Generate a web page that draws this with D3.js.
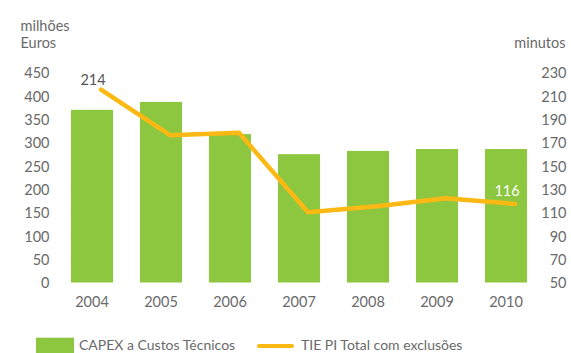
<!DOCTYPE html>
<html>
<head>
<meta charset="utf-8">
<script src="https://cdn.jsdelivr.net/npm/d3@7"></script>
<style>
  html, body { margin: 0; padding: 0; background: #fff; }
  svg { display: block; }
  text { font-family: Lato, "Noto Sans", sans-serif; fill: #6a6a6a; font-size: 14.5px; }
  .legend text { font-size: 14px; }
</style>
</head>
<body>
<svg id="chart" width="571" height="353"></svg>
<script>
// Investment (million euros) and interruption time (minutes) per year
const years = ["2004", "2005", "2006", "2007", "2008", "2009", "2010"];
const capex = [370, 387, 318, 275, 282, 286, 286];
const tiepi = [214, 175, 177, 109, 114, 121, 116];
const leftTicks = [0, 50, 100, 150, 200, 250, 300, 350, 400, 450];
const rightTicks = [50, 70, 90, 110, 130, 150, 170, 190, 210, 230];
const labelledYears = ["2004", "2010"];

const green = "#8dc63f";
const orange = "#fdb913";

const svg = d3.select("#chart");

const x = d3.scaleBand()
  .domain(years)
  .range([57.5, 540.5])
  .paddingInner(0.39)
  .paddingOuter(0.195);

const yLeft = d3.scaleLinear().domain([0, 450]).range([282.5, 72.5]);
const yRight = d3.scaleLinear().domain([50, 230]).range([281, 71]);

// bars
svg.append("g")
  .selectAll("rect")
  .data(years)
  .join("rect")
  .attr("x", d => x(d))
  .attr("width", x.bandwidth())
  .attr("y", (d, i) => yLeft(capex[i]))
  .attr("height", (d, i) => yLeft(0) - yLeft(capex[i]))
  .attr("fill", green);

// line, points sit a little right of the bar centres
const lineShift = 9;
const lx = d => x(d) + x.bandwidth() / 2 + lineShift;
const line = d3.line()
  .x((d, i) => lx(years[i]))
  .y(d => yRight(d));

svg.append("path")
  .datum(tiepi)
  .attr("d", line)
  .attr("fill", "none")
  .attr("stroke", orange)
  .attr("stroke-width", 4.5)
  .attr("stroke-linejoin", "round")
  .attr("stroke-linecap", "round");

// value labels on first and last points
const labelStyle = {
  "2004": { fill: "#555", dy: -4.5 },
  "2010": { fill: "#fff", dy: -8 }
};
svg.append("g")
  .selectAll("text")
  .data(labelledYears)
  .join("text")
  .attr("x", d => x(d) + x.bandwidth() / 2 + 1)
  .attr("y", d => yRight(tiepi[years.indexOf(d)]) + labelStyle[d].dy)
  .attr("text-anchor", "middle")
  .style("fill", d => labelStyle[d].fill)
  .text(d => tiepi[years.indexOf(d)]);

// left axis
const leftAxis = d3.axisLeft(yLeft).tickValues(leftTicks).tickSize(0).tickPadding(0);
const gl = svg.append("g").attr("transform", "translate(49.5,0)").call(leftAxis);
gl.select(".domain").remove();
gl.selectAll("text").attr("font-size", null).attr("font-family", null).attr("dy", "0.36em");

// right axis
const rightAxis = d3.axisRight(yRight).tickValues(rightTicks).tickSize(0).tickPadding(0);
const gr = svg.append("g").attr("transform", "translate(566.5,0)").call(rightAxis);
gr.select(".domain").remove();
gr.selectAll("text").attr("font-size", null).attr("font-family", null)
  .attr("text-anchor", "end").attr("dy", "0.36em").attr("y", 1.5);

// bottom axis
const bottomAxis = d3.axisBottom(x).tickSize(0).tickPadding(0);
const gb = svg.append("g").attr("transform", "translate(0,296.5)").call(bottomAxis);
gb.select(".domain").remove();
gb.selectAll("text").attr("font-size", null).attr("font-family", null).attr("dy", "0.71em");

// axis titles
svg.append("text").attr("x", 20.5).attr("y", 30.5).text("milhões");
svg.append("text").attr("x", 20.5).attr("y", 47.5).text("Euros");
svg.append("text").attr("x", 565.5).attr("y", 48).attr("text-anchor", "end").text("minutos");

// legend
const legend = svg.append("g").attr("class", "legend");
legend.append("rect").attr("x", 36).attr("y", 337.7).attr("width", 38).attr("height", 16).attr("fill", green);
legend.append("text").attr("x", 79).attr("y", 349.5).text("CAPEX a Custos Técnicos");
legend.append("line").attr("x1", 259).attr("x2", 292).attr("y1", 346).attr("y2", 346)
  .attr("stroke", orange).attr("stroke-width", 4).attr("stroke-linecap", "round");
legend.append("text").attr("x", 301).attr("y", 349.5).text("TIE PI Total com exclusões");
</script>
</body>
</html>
-=-=-
## SET PROBLEM
Repeat the data exactly, excluding the pictures.

## RESPONSE TO THIS TASK
Generate a web page that draws this with D3.js.
<!DOCTYPE html>
<html>
<head>
<meta charset="utf-8">
<script src="https://cdn.jsdelivr.net/npm/d3@7"></script>
<style>
  html, body { margin: 0; padding: 0; background: #fff; }
  svg { display: block; }
  text { font-family: Lato, "Noto Sans", sans-serif; fill: #6a6a6a; font-size: 14.5px; }
  .legend text { font-size: 14px; }
</style>
</head>
<body>
<svg id="chart" width="571" height="353"></svg>
<script>
// Investment (million euros) and interruption time (minutes) per year
const years = ["2004", "2005", "2006", "2007", "2008", "2009", "2010"];
const capex = [370, 387, 318, 275, 282, 286, 286];
const tiepi = [214, 175, 177, 109, 114, 121, 116];
const leftTicks = [0, 50, 100, 150, 200, 250, 300, 350, 400, 450];
const rightTicks = [50, 70, 90, 110, 130, 150, 170, 190, 210, 230];
const labelledYears = ["2004", "2010"];

const green = "#8dc63f";
const orange = "#fdb913";

const svg = d3.select("#chart");

const x = d3.scaleBand()
  .domain(years)
  .range([57.5, 540.5])
  .paddingInner(0.39)
  .paddingOuter(0.195);

const yLeft = d3.scaleLinear().domain([0, 450]).range([282.5, 72.5]);
const yRight = d3.scaleLinear().domain([50, 230]).range([281, 71]);

// bars
svg.append("g")
  .selectAll("rect")
  .data(years)
  .join("rect")
  .attr("x", d => x(d))
  .attr("width", x.bandwidth())
  .attr("y", (d, i) => yLeft(capex[i]))
  .attr("height", (d, i) => yLeft(0) - yLeft(capex[i]))
  .attr("fill", green);

// line, points sit a little right of the bar centres
const lineShift = 9;
const lx = d => x(d) + x.bandwidth() / 2 + lineShift;
const line = d3.line()
  .x((d, i) => lx(years[i]))
  .y(d => yRight(d));

svg.append("path")
  .datum(tiepi)
  .attr("d", line)
  .attr("fill", "none")
  .attr("stroke", orange)
  .attr("stroke-width", 4.5)
  .attr("stroke-linejoin", "round")
  .attr("stroke-linecap", "round");

// value labels on first and last points
const labelStyle = {
  "2004": { fill: "#555", dy: -4.5 },
  "2010": { fill: "#fff", dy: -8 }
};
svg.append("g")
  .selectAll("text")
  .data(labelledYears)
  .join("text")
  .attr("x", d => x(d) + x.bandwidth() / 2 + 1)
  .attr("y", d => yRight(tiepi[years.indexOf(d)]) + labelStyle[d].dy)
  .attr("text-anchor", "middle")
  .style("fill", d => labelStyle[d].fill)
  .text(d => tiepi[years.indexOf(d)]);

// left axis
const leftAxis = d3.axisLeft(yLeft).tickValues(leftTicks).tickSize(0).tickPadding(0);
const gl = svg.append("g").attr("transform", "translate(49.5,0)").call(leftAxis);
gl.select(".domain").remove();
gl.selectAll("text").attr("font-size", null).attr("font-family", null).attr("dy", "0.36em");

// right axis
const rightAxis = d3.axisRight(yRight).tickValues(rightTicks).tickSize(0).tickPadding(0);
const gr = svg.append("g").attr("transform", "translate(566.5,0)").call(rightAxis);
gr.select(".domain").remove();
gr.selectAll("text").attr("font-size", null).attr("font-family", null)
  .attr("text-anchor", "end").attr("dy", "0.36em").attr("y", 1.5);

// bottom axis
const bottomAxis = d3.axisBottom(x).tickSize(0).tickPadding(0);
const gb = svg.append("g").attr("transform", "translate(0,296.5)").call(bottomAxis);
gb.select(".domain").remove();
gb.selectAll("text").attr("font-size", null).attr("font-family", null).attr("dy", "0.71em");

// axis titles
svg.append("text").attr("x", 20.5).attr("y", 30.5).text("milhões");
svg.append("text").attr("x", 20.5).attr("y", 47.5).text("Euros");
svg.append("text").attr("x", 565.5).attr("y", 48).attr("text-anchor", "end").text("minutos");

// legend
const legend = svg.append("g").attr("class", "legend");
legend.append("rect").attr("x", 36).attr("y", 337.7).attr("width", 38).attr("height", 16).attr("fill", green);
legend.append("text").attr("x", 79).attr("y", 349.5).text("CAPEX a Custos Técnicos");
legend.append("line").attr("x1", 259).attr("x2", 292).attr("y1", 346).attr("y2", 346)
  .attr("stroke", orange).attr("stroke-width", 4).attr("stroke-linecap", "round");
legend.append("text").attr("x", 301).attr("y", 349.5).text("TIE PI Total com exclusões");
</script>
</body>
</html>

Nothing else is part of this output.